Written instruction ▸ Reproduce exactly, with no pictures, each line from the opening of the material down through the line containing "import * as".

Collected data ▸
==*==

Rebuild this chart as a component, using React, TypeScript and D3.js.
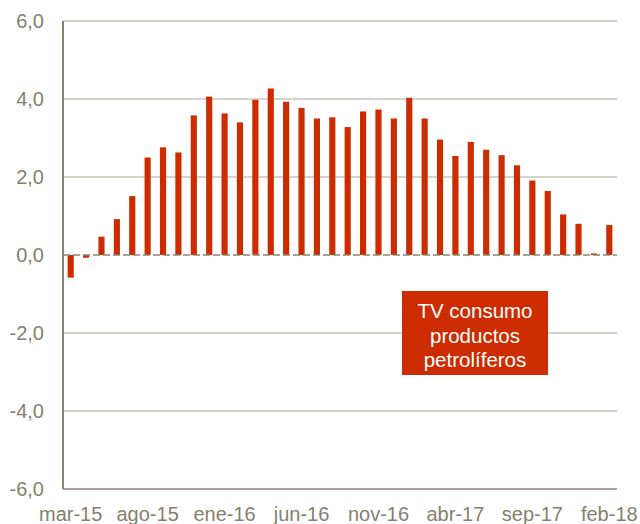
import React from "react";
import * as d3 from "d3";

const months = [
  "mar-15","abr-15","may-15","jun-15","jul-15","ago-15","sep-15","oct-15","nov-15","dic-15",
  "ene-16","feb-16","mar-16","abr-16","may-16","jun-16","jul-16","ago-16","sep-16","oct-16","nov-16","dic-16",
  "ene-17","feb-17","mar-17","abr-17","may-17","jun-17","jul-17","ago-17","sep-17","oct-17","nov-17","dic-17",
  "ene-18","feb-18",
];
const values = [
  -0.58, -0.07, 0.47, 0.92, 1.51, 2.50, 2.76, 2.63, 3.58, 4.06,
  3.63, 3.40, 3.98, 4.27, 3.93, 3.77, 3.50, 3.53, 3.28, 3.68,
  3.73, 3.50, 4.03, 3.50, 2.96, 2.54, 2.90, 2.70, 2.56, 2.30,
  1.91, 1.64, 1.04, 0.80, 0.04, 0.77,
];
const xTickLabels = ["mar-15","ago-15","ene-16","jun-16","nov-16","abr-17","sep-17","feb-18"];
const yTicks = [-6, -4, -2, 0, 2, 4, 6];
const boxLines = ["TV consumo", "productos", "petrolíferos"];

const W = 640, H = 524;
const left = 63, right = 617, top = 21, bottom = 489;
const RED = "#cc2c00";
const AXIS = "#8b8471";
const GRID = "#c9c5ba";
const TEXT = "#857f6d";
const FONT = "'Liberation Sans', Arial, sans-serif";

export default function App() {
  const x = d3.scaleBand<string>().domain(months).range([left, right]).paddingInner(0.6).paddingOuter(0.3);
  const y = d3.scaleLinear().domain([-6, 6]).range([bottom, top]);
  const fmt = (v: number) => d3.format(".1f")(v).replace(".", ",").replace("−", "-");
  const bw = x.bandwidth();
  return (
    <svg width={W} height={H} style={{ position: "fixed", left: 0, top: 0, display: "block", background: "#fff" }}>
      {yTicks.filter(t => t !== 0 && t !== -6).map(t => (
        <line key={t} x1={left} x2={right} y1={y(t)} y2={y(t)} stroke={GRID} strokeWidth={1.5} />
      ))}
      {months.map((m, i) => {
        const v = values[i];
        const y0 = y(0), y1 = y(v);
        return (
          <rect key={m} x={x(m)!} width={bw} y={Math.min(y0, y1)} height={Math.abs(y1 - y0)} fill={RED} />
        );
      })}
      <line x1={left} x2={right} y1={y(0)} y2={y(0)} stroke={AXIS} strokeWidth={1.5} strokeDasharray="7,3" />
      <line x1={left} x2={right} y1={y(-6)} y2={y(-6)} stroke={AXIS} strokeWidth={1.5} />
      <line x1={left} x2={left} y1={y(6)} y2={y(-6)} stroke={AXIS} strokeWidth={2} />
      {yTicks.map(t => (
        <text key={t} x={44} y={y(t)} dy="0.35em" textAnchor="end" fontFamily={FONT} fontSize={20} fill={TEXT}>
          {fmt(t)}
        </text>
      ))}
      {xTickLabels.map(l => (
        <text key={l} x={x(l)! + bw / 2} y={521} textAnchor="middle" fontFamily={FONT} fontSize={20} fill={TEXT}>
          {l}
        </text>
      ))}
      <rect x={402} y={291} width={146} height={84} fill={RED} />
      {boxLines.map((s, i) => (
        <text key={s} x={475} y={318 + i * 24.5} textAnchor="middle" fontFamily={FONT} fontSize={20.5} fill="#fff">
          {s}
        </text>
      ))}
    </svg>
  );
}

==*==

Written solution ▸
Rebuild this chart as a component, using React, TypeScript and D3.js.
import React from "react";
import * as d3 from "d3";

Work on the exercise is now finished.